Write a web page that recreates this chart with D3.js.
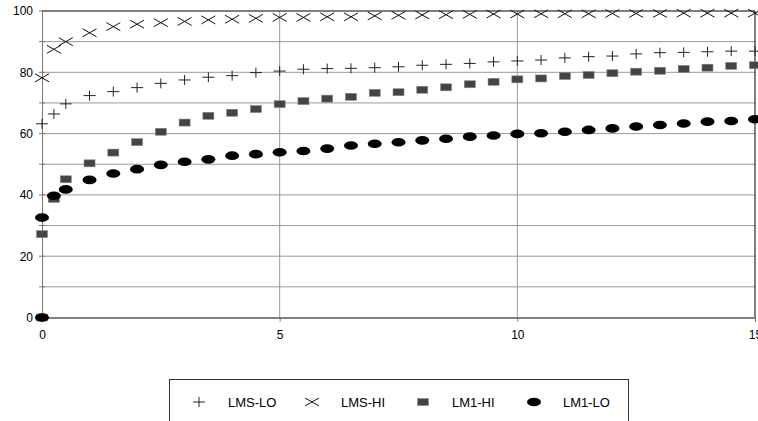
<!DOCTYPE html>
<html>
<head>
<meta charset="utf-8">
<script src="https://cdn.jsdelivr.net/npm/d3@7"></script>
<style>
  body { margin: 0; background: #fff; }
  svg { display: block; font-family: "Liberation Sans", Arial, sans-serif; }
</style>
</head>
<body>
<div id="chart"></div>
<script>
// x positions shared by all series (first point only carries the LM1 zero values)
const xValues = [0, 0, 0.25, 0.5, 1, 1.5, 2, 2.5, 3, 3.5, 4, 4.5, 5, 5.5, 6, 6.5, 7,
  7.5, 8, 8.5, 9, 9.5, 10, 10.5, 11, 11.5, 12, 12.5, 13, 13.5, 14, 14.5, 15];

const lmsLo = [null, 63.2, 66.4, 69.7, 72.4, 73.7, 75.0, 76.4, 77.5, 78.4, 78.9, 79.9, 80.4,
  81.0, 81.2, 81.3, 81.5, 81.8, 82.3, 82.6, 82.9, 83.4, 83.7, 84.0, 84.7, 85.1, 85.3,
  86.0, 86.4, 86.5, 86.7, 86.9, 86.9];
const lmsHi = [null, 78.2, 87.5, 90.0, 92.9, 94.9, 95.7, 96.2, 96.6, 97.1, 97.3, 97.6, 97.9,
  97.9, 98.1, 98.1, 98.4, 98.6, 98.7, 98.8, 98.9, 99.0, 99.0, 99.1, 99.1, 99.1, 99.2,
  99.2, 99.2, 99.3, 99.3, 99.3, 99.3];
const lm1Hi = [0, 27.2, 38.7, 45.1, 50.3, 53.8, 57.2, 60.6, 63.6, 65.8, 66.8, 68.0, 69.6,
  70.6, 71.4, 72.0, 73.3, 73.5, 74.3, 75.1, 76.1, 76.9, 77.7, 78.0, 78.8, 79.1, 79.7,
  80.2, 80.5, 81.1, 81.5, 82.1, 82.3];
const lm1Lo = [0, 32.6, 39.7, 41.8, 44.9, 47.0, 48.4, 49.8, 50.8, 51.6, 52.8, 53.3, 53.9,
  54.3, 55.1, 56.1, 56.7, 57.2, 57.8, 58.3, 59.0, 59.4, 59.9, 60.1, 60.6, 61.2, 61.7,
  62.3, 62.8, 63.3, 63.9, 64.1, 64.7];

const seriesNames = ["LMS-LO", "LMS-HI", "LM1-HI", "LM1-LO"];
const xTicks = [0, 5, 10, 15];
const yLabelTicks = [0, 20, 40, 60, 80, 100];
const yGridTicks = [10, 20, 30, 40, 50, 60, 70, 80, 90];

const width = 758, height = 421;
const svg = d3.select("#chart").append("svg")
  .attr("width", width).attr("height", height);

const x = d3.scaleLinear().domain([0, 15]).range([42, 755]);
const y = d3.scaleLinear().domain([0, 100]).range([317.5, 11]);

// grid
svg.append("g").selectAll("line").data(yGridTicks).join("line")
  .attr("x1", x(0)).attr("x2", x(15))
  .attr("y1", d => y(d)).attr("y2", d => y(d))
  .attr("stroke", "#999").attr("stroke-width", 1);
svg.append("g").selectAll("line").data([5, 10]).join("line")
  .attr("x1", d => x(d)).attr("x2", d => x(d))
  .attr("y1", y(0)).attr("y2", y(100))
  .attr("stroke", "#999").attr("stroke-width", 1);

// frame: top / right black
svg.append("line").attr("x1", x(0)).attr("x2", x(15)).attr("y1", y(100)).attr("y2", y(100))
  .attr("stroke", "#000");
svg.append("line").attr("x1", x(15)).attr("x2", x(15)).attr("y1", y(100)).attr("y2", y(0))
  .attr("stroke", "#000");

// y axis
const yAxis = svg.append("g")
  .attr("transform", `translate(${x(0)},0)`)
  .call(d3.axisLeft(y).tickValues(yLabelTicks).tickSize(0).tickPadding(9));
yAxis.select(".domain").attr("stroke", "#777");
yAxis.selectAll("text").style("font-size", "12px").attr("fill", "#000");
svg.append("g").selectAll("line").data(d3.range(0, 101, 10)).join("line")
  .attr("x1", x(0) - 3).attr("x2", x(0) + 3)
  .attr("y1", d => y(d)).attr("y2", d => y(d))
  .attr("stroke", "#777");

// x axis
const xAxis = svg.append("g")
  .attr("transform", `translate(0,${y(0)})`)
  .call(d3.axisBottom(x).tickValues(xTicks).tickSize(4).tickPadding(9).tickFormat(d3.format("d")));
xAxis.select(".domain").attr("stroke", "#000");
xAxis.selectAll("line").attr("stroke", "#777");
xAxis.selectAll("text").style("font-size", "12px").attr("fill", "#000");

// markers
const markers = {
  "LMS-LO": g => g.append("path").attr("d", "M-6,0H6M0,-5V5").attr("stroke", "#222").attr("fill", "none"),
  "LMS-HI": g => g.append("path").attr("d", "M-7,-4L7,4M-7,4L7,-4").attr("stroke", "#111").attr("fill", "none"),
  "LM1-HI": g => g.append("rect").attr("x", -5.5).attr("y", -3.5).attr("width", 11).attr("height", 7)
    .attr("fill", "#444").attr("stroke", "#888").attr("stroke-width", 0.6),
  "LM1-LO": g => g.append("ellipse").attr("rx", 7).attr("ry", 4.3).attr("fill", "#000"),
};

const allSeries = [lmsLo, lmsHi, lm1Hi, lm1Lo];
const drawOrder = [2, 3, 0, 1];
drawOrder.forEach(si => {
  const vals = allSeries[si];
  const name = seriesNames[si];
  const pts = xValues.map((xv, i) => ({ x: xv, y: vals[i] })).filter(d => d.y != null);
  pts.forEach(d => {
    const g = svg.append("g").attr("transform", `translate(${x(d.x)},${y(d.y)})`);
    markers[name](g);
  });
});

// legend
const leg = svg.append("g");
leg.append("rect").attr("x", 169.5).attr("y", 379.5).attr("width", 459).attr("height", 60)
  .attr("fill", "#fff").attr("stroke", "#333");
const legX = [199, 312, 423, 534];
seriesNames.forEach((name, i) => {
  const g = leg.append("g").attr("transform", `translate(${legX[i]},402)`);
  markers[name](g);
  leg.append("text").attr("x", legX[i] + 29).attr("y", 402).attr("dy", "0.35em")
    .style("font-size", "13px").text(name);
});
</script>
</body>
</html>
....................
Exercise = Retype each line of the listing above word for word. Exclude the pictures.

Solution to the exercise =
Write a web page that recreates this chart with D3.js.
<!DOCTYPE html>
<html>
<head>
<meta charset="utf-8">
<script src="https://cdn.jsdelivr.net/npm/d3@7"></script>
<style>
  body { margin: 0; background: #fff; }
  svg { display: block; font-family: "Liberation Sans", Arial, sans-serif; }
</style>
</head>
<body>
<div id="chart"></div>
<script>
// x positions shared by all series (first point only carries the LM1 zero values)
const xValues = [0, 0, 0.25, 0.5, 1, 1.5, 2, 2.5, 3, 3.5, 4, 4.5, 5, 5.5, 6, 6.5, 7,
  7.5, 8, 8.5, 9, 9.5, 10, 10.5, 11, 11.5, 12, 12.5, 13, 13.5, 14, 14.5, 15];

const lmsLo = [null, 63.2, 66.4, 69.7, 72.4, 73.7, 75.0, 76.4, 77.5, 78.4, 78.9, 79.9, 80.4,
  81.0, 81.2, 81.3, 81.5, 81.8, 82.3, 82.6, 82.9, 83.4, 83.7, 84.0, 84.7, 85.1, 85.3,
  86.0, 86.4, 86.5, 86.7, 86.9, 86.9];
const lmsHi = [null, 78.2, 87.5, 90.0, 92.9, 94.9, 95.7, 96.2, 96.6, 97.1, 97.3, 97.6, 97.9,
  97.9, 98.1, 98.1, 98.4, 98.6, 98.7, 98.8, 98.9, 99.0, 99.0, 99.1, 99.1, 99.1, 99.2,
  99.2, 99.2, 99.3, 99.3, 99.3, 99.3];
const lm1Hi = [0, 27.2, 38.7, 45.1, 50.3, 53.8, 57.2, 60.6, 63.6, 65.8, 66.8, 68.0, 69.6,
  70.6, 71.4, 72.0, 73.3, 73.5, 74.3, 75.1, 76.1, 76.9, 77.7, 78.0, 78.8, 79.1, 79.7,
  80.2, 80.5, 81.1, 81.5, 82.1, 82.3];
const lm1Lo = [0, 32.6, 39.7, 41.8, 44.9, 47.0, 48.4, 49.8, 50.8, 51.6, 52.8, 53.3, 53.9,
  54.3, 55.1, 56.1, 56.7, 57.2, 57.8, 58.3, 59.0, 59.4, 59.9, 60.1, 60.6, 61.2, 61.7,
  62.3, 62.8, 63.3, 63.9, 64.1, 64.7];

const seriesNames = ["LMS-LO", "LMS-HI", "LM1-HI", "LM1-LO"];
const xTicks = [0, 5, 10, 15];
const yLabelTicks = [0, 20, 40, 60, 80, 100];
const yGridTicks = [10, 20, 30, 40, 50, 60, 70, 80, 90];

const width = 758, height = 421;
const svg = d3.select("#chart").append("svg")
  .attr("width", width).attr("height", height);

const x = d3.scaleLinear().domain([0, 15]).range([42, 755]);
const y = d3.scaleLinear().domain([0, 100]).range([317.5, 11]);

// grid
svg.append("g").selectAll("line").data(yGridTicks).join("line")
  .attr("x1", x(0)).attr("x2", x(15))
  .attr("y1", d => y(d)).attr("y2", d => y(d))
  .attr("stroke", "#999").attr("stroke-width", 1);
svg.append("g").selectAll("line").data([5, 10]).join("line")
  .attr("x1", d => x(d)).attr("x2", d => x(d))
  .attr("y1", y(0)).attr("y2", y(100))
  .attr("stroke", "#999").attr("stroke-width", 1);

// frame: top / right black
svg.append("line").attr("x1", x(0)).attr("x2", x(15)).attr("y1", y(100)).attr("y2", y(100))
  .attr("stroke", "#000");
svg.append("line").attr("x1", x(15)).attr("x2", x(15)).attr("y1", y(100)).attr("y2", y(0))
  .attr("stroke", "#000");

// y axis
const yAxis = svg.append("g")
  .attr("transform", `translate(${x(0)},0)`)
  .call(d3.axisLeft(y).tickValues(yLabelTicks).tickSize(0).tickPadding(9));
yAxis.select(".domain").attr("stroke", "#777");
yAxis.selectAll("text").style("font-size", "12px").attr("fill", "#000");
svg.append("g").selectAll("line").data(d3.range(0, 101, 10)).join("line")
  .attr("x1", x(0) - 3).attr("x2", x(0) + 3)
  .attr("y1", d => y(d)).attr("y2", d => y(d))
  .attr("stroke", "#777");

// x axis
const xAxis = svg.append("g")
  .attr("transform", `translate(0,${y(0)})`)
  .call(d3.axisBottom(x).tickValues(xTicks).tickSize(4).tickPadding(9).tickFormat(d3.format("d")));
xAxis.select(".domain").attr("stroke", "#000");
xAxis.selectAll("line").attr("stroke", "#777");
xAxis.selectAll("text").style("font-size", "12px").attr("fill", "#000");

// markers
const markers = {
  "LMS-LO": g => g.append("path").attr("d", "M-6,0H6M0,-5V5").attr("stroke", "#222").attr("fill", "none"),
  "LMS-HI": g => g.append("path").attr("d", "M-7,-4L7,4M-7,4L7,-4").attr("stroke", "#111").attr("fill", "none"),
  "LM1-HI": g => g.append("rect").attr("x", -5.5).attr("y", -3.5).attr("width", 11).attr("height", 7)
    .attr("fill", "#444").attr("stroke", "#888").attr("stroke-width", 0.6),
  "LM1-LO": g => g.append("ellipse").attr("rx", 7).attr("ry", 4.3).attr("fill", "#000"),
};

const allSeries = [lmsLo, lmsHi, lm1Hi, lm1Lo];
const drawOrder = [2, 3, 0, 1];
drawOrder.forEach(si => {
  const vals = allSeries[si];
  const name = seriesNames[si];
  const pts = xValues.map((xv, i) => ({ x: xv, y: vals[i] })).filter(d => d.y != null);
  pts.forEach(d => {
    const g = svg.append("g").attr("transform", `translate(${x(d.x)},${y(d.y)})`);
    markers[name](g);
  });
});

// legend
const leg = svg.append("g");
leg.append("rect").attr("x", 169.5).attr("y", 379.5).attr("width", 459).attr("height", 60)
  .attr("fill", "#fff").attr("stroke", "#333");
const legX = [199, 312, 423, 534];
seriesNames.forEach((name, i) => {
  const g = leg.append("g").attr("transform", `translate(${legX[i]},402)`);
  markers[name](g);
  leg.append("text").attr("x", legX[i] + 29).attr("y", 402).attr("dy", "0.35em")
    .style("font-size", "13px").text(name);
});
</script>
</body>
</html>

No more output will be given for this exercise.